* [Directions]
Leave the pictures out and quote every line from the start of the listing to the line with "fig = plt.figure(figsize=(W", inclusive.

* [Information supplied]
------------
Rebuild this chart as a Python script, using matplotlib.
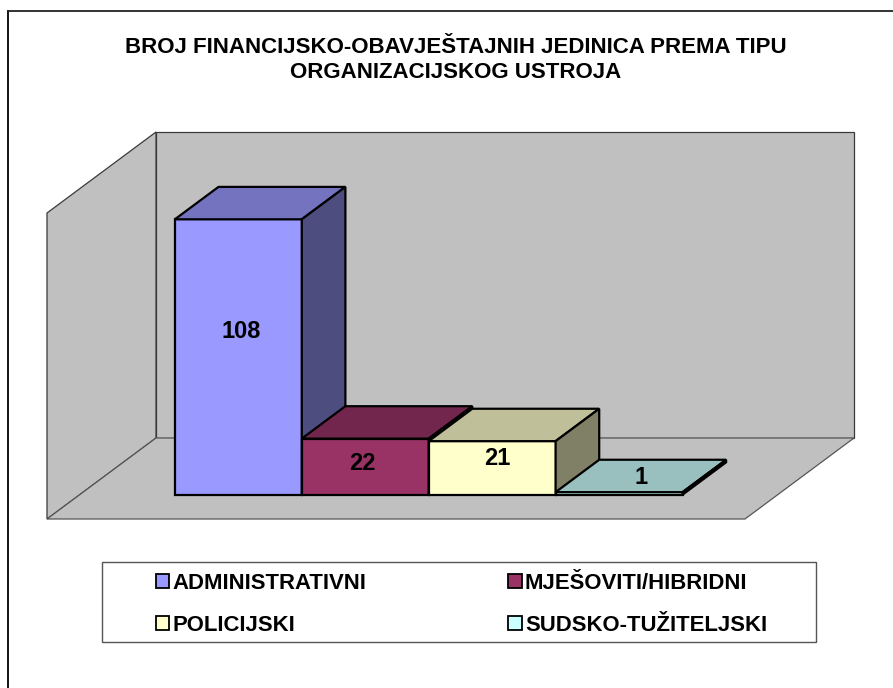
import numpy as np
import matplotlib
matplotlib.use("Agg")
import matplotlib.pyplot as plt
from matplotlib.patches import Polygon, Rectangle, Patch
from matplotlib.lines import Line2D

plt.rcParams['font.family'] = ['Liberation Sans', 'DejaVu Sans']
plt.rcParams['font.weight'] = 'bold'

# data
categories = ["ADMINISTRATIVNI", "MJEŠOVITI/HIBRIDNI", "POLICIJSKI", "SUDSKO-TUŽITELJSKI"]
values = [108, 22, 21, 1]
colors = ["#9999FF", "#993366", "#FFFFCC", "#CCFFFF"]
title = "BROJ FINANCIJSKO-OBAVJEŠTAJNIH JEDINICA PREMA TIPU\nORGANIZACIJSKOG USTROJA"

W, H = 893, 688
fig = plt.figure(figsize=(W / 100, H / 100), dpi=100)

# front plane of the 3d box (pixels)
L, R, T, B = 47, 745, 213, 519
ax = fig.add_axes([L / W, 1 - B / H, (R - L) / W, (B - T) / H])
XMAX, YMAX = 5.5, 120
ax.set_xlim(0, XMAX)
ax.set_ylim(0, YMAX)
ax.axis('off')

# depth vector in data units
DX = 109 / (R - L) * XMAX
DY = 81 / (B - T) * YMAX


def proj(x, y, d):
    return (x + d * DX, y + d * DY)


def face(pts, fc, ec, lw, z):
    ax.add_patch(Polygon([proj(*p) for p in pts], closed=True, facecolor=fc,
                         edgecolor=ec, linewidth=lw, clip_on=False, zorder=z,
                         joinstyle='miter'))


wall = "#C0C0C0"
wall_ec = "#3a3a3a"
face([(0, 0, 1), (XMAX, 0, 1), (XMAX, YMAX, 1), (0, YMAX, 1)], wall, wall_ec, 0.9, 1)
face([(0, 0, 0), (0, 0, 1), (0, YMAX, 1), (0, YMAX, 0)], wall, wall_ec, 0.9, 1)
face([(0, 0, 0), (XMAX, 0, 0), (XMAX, 0, 1), (0, 0, 1)], wall, "#555555", 0.9, 1)


def shade(c, f):
    rgb = np.array(matplotlib.colors.to_rgb(c)) * f
    return tuple(rgb)


d0, d1 = 0.3, 0.7
for i, (v, c) in enumerate(zip(values, colors)):
    x0 = 0.75 + i
    x1 = x0 + 1
    z = 2 + i
    face([(x0, 0, d0), (x1, 0, d0), (x1, v, d0), (x0, v, d0)], c, "black", 1.6, z)
    face([(x0, v, d0), (x1, v, d0), (x1, v, d1), (x0, v, d1)], shade(c, 0.75), "black", 1.6, z)
    face([(x1, 0, d0), (x1, 0, d1), (x1, v, d1), (x1, v, d0)], shade(c, 0.5), "black", 1.6, z)

# value labels (offsets in points from the front face centre)
label_off = [(2, 18), (-2, 2), (4, 7), (16, 11.5)]
for i, v in enumerate(values):
    x0 = 0.75 + i
    ax.annotate(str(v), xy=proj(x0 + 0.5, v / 2, d0), xytext=label_off[i],
                textcoords='offset points', ha='center', va='center',
                fontsize=17, fontweight='bold', zorder=10, annotation_clip=False)

# title
fig.text(456 / W, 1 - 60 / H, title, ha='center', va='center', fontsize=16,
         fontweight='bold', linespacing=1.28)

# outer chart border (right/bottom run off the image)
fig.add_artist(Line2D([8 / W, 8 / W], [0, 1 - 11 / H], color='black', lw=1.3))
fig.add_artist(Line2D([8 / W, 1], [1 - 11 / H, 1 - 11 / H], color='#222222', lw=1.3))

# legend
fig.add_artist(Rectangle((102 / W, 1 - 642 / H), 714 / W, 80 / H, transform=fig.transFigure,
                         facecolor='white', edgecolor='#555555', lw=1))
order = [0, 2, 1, 3]
handles = [Patch(facecolor=colors[k], edgecolor='black', lw=1.3) for k in order]
labels = [categories[k] for k in order]
fig.legend(handles, labels, ncol=2, mode='expand', loc='center',
           bbox_to_anchor=(156 / W, 1 - 640 / H, (767 - 156) / W, 71 / H),
           frameon=False, fontsize=15.9, borderpad=0, borderaxespad=0,
           handlelength=0.6, handleheight=0.6, handletextpad=0.15,
           labelspacing=0.95, columnspacing=1.0)

fig.savefig("out.png", dpi=100)
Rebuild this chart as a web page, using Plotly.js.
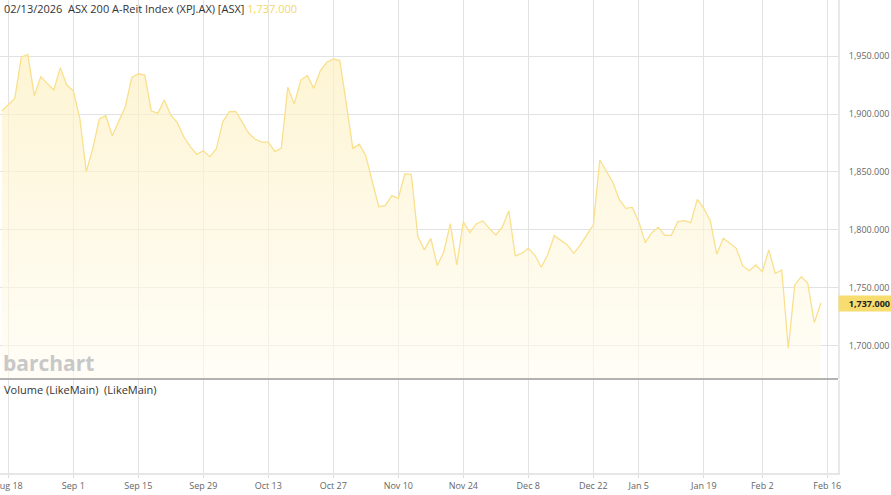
------------
* [Task solution]
Rebuild this chart as a Python script, using matplotlib.
import numpy as np
import matplotlib
matplotlib.use("Agg")
import matplotlib.pyplot as plt
from matplotlib.patches import Polygon, Rectangle, Patch
from matplotlib.lines import Line2D

plt.rcParams['font.family'] = ['Liberation Sans', 'DejaVu Sans']
plt.rcParams['font.weight'] = 'bold'

# data
categories = ["ADMINISTRATIVNI", "MJEŠOVITI/HIBRIDNI", "POLICIJSKI", "SUDSKO-TUŽITELJSKI"]
values = [108, 22, 21, 1]
colors = ["#9999FF", "#993366", "#FFFFCC", "#CCFFFF"]
title = "BROJ FINANCIJSKO-OBAVJEŠTAJNIH JEDINICA PREMA TIPU\nORGANIZACIJSKOG USTROJA"

W, H = 893, 688
fig = plt.figure(figsize=(W / 100, H / 100), dpi=100)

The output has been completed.